During his career, Greenville was wildly successful as a team. While the SLIAC did not always qualify for a conference finals, they have qualified to have a conference championship since the indoor season of 2020. Greenville not only won the indoor title in 2020, but they won both the indoor title and outdoor title in 2021. Previous to that, the SLIAC would combine with the American Midwest Conference and have a combined championship. Previous to that, the Panthers would compete in the SLIAC Invitational. In all cases, both in the meets that combined both conferences and the SLIAC Invitational, they were victorious during Radtke’s career.
On the national level, the Panthers were able to finish in the top five of the NCCAA Meet every time there was a scheduled meet. In 2019, they took third in the indoor championships and second in the outdoor national finals. They missed the national title that year, won by Bethel University, by a mere 17.33 points.

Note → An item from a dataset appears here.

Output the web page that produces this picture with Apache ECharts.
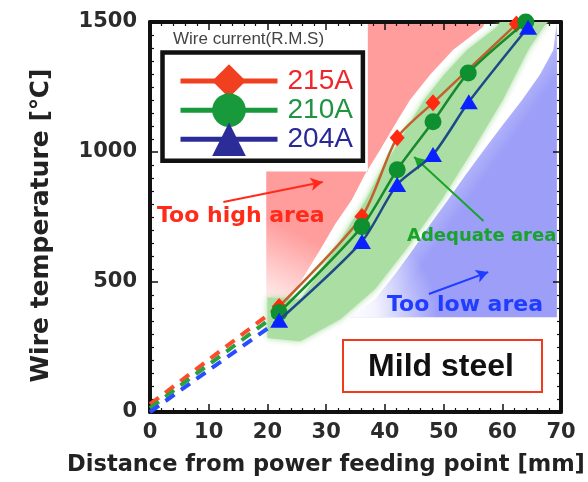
<!DOCTYPE html>
<html><head><meta charset="utf-8">
<script src="https://cdn.jsdelivr.net/npm/echarts@6/dist/echarts.min.js"></script>
<style>html,body{margin:0;padding:0;background:#fff}#chart{width:588px;height:482px}</style>
</head><body><div id="chart"></div>
<script>
// Wire temperature along the wire, measured for three R.M.S. wire currents
const xTicks = [0, 10, 20, 30, 40, 50, 60, 70];
const yTicks = [0, 500, 1000, 1500];
const currents = ['215A', '210A', '204A'];

const dist215 = [22, 36.1, 42.1, 48.2, 62.4];
const temp215 = [406, 752, 1055, 1189, 1492];
const dist210 = [22, 36.1, 42.1, 48.2, 54.2, 64.0];
const temp210 = [383, 713, 932, 1116, 1304, 1500];
const dist204 = [22, 36.1, 42.1, 48.2, 54.3, 64.4];
const temp204 = [353, 656, 875, 990, 1193, 1480];

// estimated (dashed) part between the feeding point and the first measurement
const extDist = [0, 22];
const ext215 = [30, 406];
const ext210 = [15, 383];
const ext204 = [0, 353];

// "Too high" region outline
const highX = [37.1, 57.1, 56.7, 51.6, 47.7, 44.3, 41.7, 39.2, 36.6, 34.4, 31.5, 29.0, 26.4, 23.9, 19.8, 19.8, 37.1];
const highY = [1500, 1500, 1481, 1392, 1297, 1201, 1105, 1009, 913, 817, 721, 625, 529, 433, 433, 925, 925];

// "Adequate" band outline
const goodX = [59.6, 67.8, 67.0, 64.4, 60.1, 55.0, 49.7, 43.6, 38.3, 32.4, 25.6, 20.0, 20.0, 25.6, 28.6, 31.5, 34.1, 36.8, 39.0, 41.6, 44.1, 46.7, 50.1, 54.0, 59.1];
const goodY = [1500, 1500, 1481, 1392, 1201, 1009, 817, 625, 472, 357, 272, 285, 440, 433, 529, 625, 721, 817, 913, 1009, 1105, 1201, 1297, 1392, 1481];

// "Too low" region outline
const lowX = [69.3, 69.3, 34.1, 38.3, 41.7, 44.8, 47.7, 50.8, 53.8, 56.9, 60.1, 63.4, 66.4, 68.7, 69.3];
const lowY = [1500, 364, 364, 433, 529, 625, 721, 817, 913, 1009, 1105, 1201, 1297, 1392, 1500];
// white fade over the lower-left corner of the "Too low" region
const fadeX = [33, 56, 56, 33];
const fadeY = [364, 364, 680, 680];

const pair = (xs, ys) => xs.map((x, i) => [x, ys[i]]);

function regionSeries(xs, ys, style, z) {
  return {
    type: 'custom', silent: true, z: z, clip: true,
    data: [[0, 0]],
    renderItem: (params, api) => ({
      type: 'polygon',
      shape: { points: xs.map((x, i) => api.coord([x, ys[i]])) },
      style: style
    })
  };
}

const G = echarts.graphic;
const pinkFill = new G.LinearGradient(0.15, 0.76, 0.0, 1.0, [
  { offset: 0, color: '#ff9c9c' }, { offset: 1, color: 'rgba(255,238,238,1)' }]);
const blueFill = new G.LinearGradient(0.5, 0.5, 0.62, 0.56, [
  { offset: 0, color: '#bfc1fb' }, { offset: 1, color: '#9c9ef8' }]);
const fadeFill = new G.RadialGradient(0, 1, 1.15, [
  { offset: 0, color: 'rgba(255,255,255,1)' }, { offset: 0.35, color: 'rgba(255,255,255,0.85)' },
  { offset: 1, color: 'rgba(255,255,255,0)' }]);
const greenFill = '#aadea2';

const tickFont = { fontFamily: 'DejaVu Sans', fontWeight: 'bold', fontSize: 21, color: '#2b2b2b' };
const frameLine = { show: true, onZero: false, lineStyle: { color: '#111', width: 4 } };

function valueAxis(extra) {
  return Object.assign({
    type: 'value',
    axisLine: frameLine,
    axisTick: { show: true, inside: true, length: 8, lineStyle: { color: '#111', width: 1.5 } },
    splitLine: { show: false },
    minorSplitLine: { show: false }
  }, extra);
}
const minor = (n) => ({ show: true, splitNumber: n, length: 4, lineStyle: { color: '#111', width: 1.2 } });

const solid = (name, xs, ys, lineColor, markColor, symbol, size, z) => ({
  name: name, type: 'line', data: pair(xs, ys), smooth: 0.25, clip: false, z: z,
  symbol: symbol, symbolSize: size,
  lineStyle: { color: lineColor, width: 2.5 },
  itemStyle: { color: markColor }
});
const dashed = (name, ys, color) => ({
  name: name, type: 'line', data: pair(extDist, ys), symbol: 'none', z: 3,
  lineStyle: { color: color, width: 4, type: [11, 8] }
});

const chart = echarts.init(document.getElementById('chart'), null, { renderer: 'canvas' });
chart.setOption({
  animation: false,
  backgroundColor: '#fff',
  grid: { left: 150, top: 22, width: 411, height: 391 },
  title: {
    text: 'Wire current(R.M.S)', left: 168, top: 26,
    textStyle: { fontFamily: 'Liberation Sans', fontSize: 17, fontWeight: 'normal', color: '#444' }
  },
  legend: {
    orient: 'vertical', left: 162.5, top: 52.5, selectedMode: false,
    padding: [11.75, 10, 4.75, 15.5], itemWidth: 97, itemHeight: 42, itemGap: -4.5,
    borderColor: '#111', borderWidth: 4.5, backgroundColor: '#fff',
    textStyle: { fontFamily: 'Liberation Sans', fontSize: 28, padding: [0, 0, 0, 5] },
    data: [
      { name: currents[0], textStyle: { color: '#f0262a' }, lineStyle: { color: '#f0401f', width: 5 }, itemStyle: { color: '#f0401f' } },
      { name: currents[1], textStyle: { color: '#1e9440' }, lineStyle: { color: '#17993c', width: 5 }, itemStyle: { color: '#17993c' } },
      { name: currents[2], textStyle: { color: '#2a2896' }, lineStyle: { color: '#2c2c99', width: 5 }, itemStyle: { color: '#2c2c99' } }
    ]
  },
  xAxis: [
    valueAxis({ min: xTicks[0], max: xTicks[xTicks.length - 1], interval: 10, position: 'bottom',
      minorTick: minor(5),
      axisLabel: Object.assign({ margin: 10 }, tickFont),
      name: 'Distance from power feeding point [mm]', nameLocation: 'middle', nameGap: 42,
      nameTextStyle: { fontFamily: 'DejaVu Sans', fontWeight: 'bold', fontSize: 22.5, color: '#222', padding: [0, 59, 0, 0] } }),
    valueAxis({ min: xTicks[0], max: xTicks[xTicks.length - 1], interval: 10, position: 'top',
      minorTick: minor(5), axisLabel: { show: false } })
  ],
  yAxis: [
    valueAxis({ min: yTicks[0], max: yTicks[yTicks.length - 1], interval: 500, position: 'left',
      minorTick: minor(10),
      axisLabel: Object.assign({ margin: 13, formatter: (v) => String(v) }, tickFont),
      name: 'Wire temperature [℃]', nameLocation: 'middle', nameGap: 96,
      nameTextStyle: { fontFamily: 'DejaVu Sans', fontWeight: 'bold', fontSize: 25, color: '#222', padding: [0, 17, 0, 0] } }),
    valueAxis({ min: yTicks[0], max: yTicks[yTicks.length - 1], interval: 500, position: 'right',
      minorTick: minor(10), axisLabel: { show: false } })
  ],
  series: [
    regionSeries(highX, highY, { fill: pinkFill }, 0),
    regionSeries(lowX, lowY, { fill: blueFill }, 0),
    regionSeries(fadeX, fadeY, { fill: fadeFill }, 0),
    regionSeries(goodX, goodY, { fill: greenFill, shadowBlur: 6, shadowColor: 'rgba(150,215,140,0.9)' }, 1),
    solid(currents[0], dist215, temp215, '#c0622c', '#ff2a10', 'diamond', [15, 17], 4),
    solid(currents[1], dist210, temp210, '#168a2c', '#0e9030', 'circle', 17, 5),
    solid(currents[2], dist204, temp204, '#1d4a86', '#0a22ff', 'triangle', [18, 15], 6),
    dashed(currents[0], ext215, '#ff4a2a'),
    dashed(currents[1], ext210, '#2aa040'),
    dashed(currents[2], ext204, '#2a4cff'),
    {
      type: 'line', data: [], silent: true, z: 7,
      markLine: {
        silent: true, symbol: ['none', 'arrow'], symbolSize: [10, 12],
        label: { show: false }, lineStyle: { type: 'solid', width: 2 },
        data: [
          [{ coord: [12.5, 808], lineStyle: { color: '#ff2a1a' } }, { coord: [29.4, 885] }],
          [{ coord: [56.8, 735], lineStyle: { color: '#1aa32a' } }, { coord: [45.0, 981] }],
          [{ coord: [47.5, 454], lineStyle: { color: '#1f3cff' } }, { coord: [57.6, 538] }]
        ]
      }
    }
  ],
  graphic: [
    { type: 'text', x: 157, y: 216, z: 10, style: { text: 'Too high area', fontFamily: 'DejaVu Sans', fontWeight: 'bold', fontSize: 22, fill: '#ff2a1a', verticalAlign: 'middle' } },
    { type: 'text', x: 407, y: 236, z: 10, style: { text: 'Adequate area', fontFamily: 'DejaVu Sans', fontWeight: 'bold', fontSize: 18, fill: '#1aa32a', verticalAlign: 'middle' } },
    { type: 'text', x: 387, y: 305, z: 10, style: { text: 'Too low area', fontFamily: 'DejaVu Sans', fontWeight: 'bold', fontSize: 22, fill: '#1f3cff', verticalAlign: 'middle' } },
    { type: 'rect', z: 10, shape: { x: 343, y: 340, width: 199, height: 52 }, style: { fill: '#fff', stroke: '#f03a1e', lineWidth: 2 } },
    { type: 'text', x: 441, y: 367, z: 11, style: { text: 'Mild steel', fontFamily: 'Liberation Sans', fontWeight: 'bold', fontSize: 32, fill: '#111', align: 'center', verticalAlign: 'middle' } }
  ]
});
</script></body></html>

“I will miss my college teammates and my throws coach (Tom Broomfield),” said Radtke. “I think high school athletes are helped by doing many sports. Each sport helps you with other sports. A good football player will do wrestling to help with tackling and body coordination. That coordination helps with throwing. A thrower must know where they are in the ring without looking down and concentrating on your feet.”
The son of Curt and Betty Simmons of Litchfield plans to return to Greenville to earn a degree in exercise science and a minor in business. But, initially, he plans to take a break from college. After he earns his bachelor’s degree and his minor, he plans to join the military. After that, the former Greenville thrower plans to open a gymnasium that will cater to members of the United States military.
“I would like to open up something for veterans where they can relax, workout and have a spot to go away from the civilian world,” said Radtke. “I want them to feel comfortable. I would also like to get to the point where I help out a high school or middle school track team as well. The best part about being a part of a track and field team is even though you are competing as a member of that team, how you do in your particular event falls on your shoulders. It is you versus the you of yesterday.”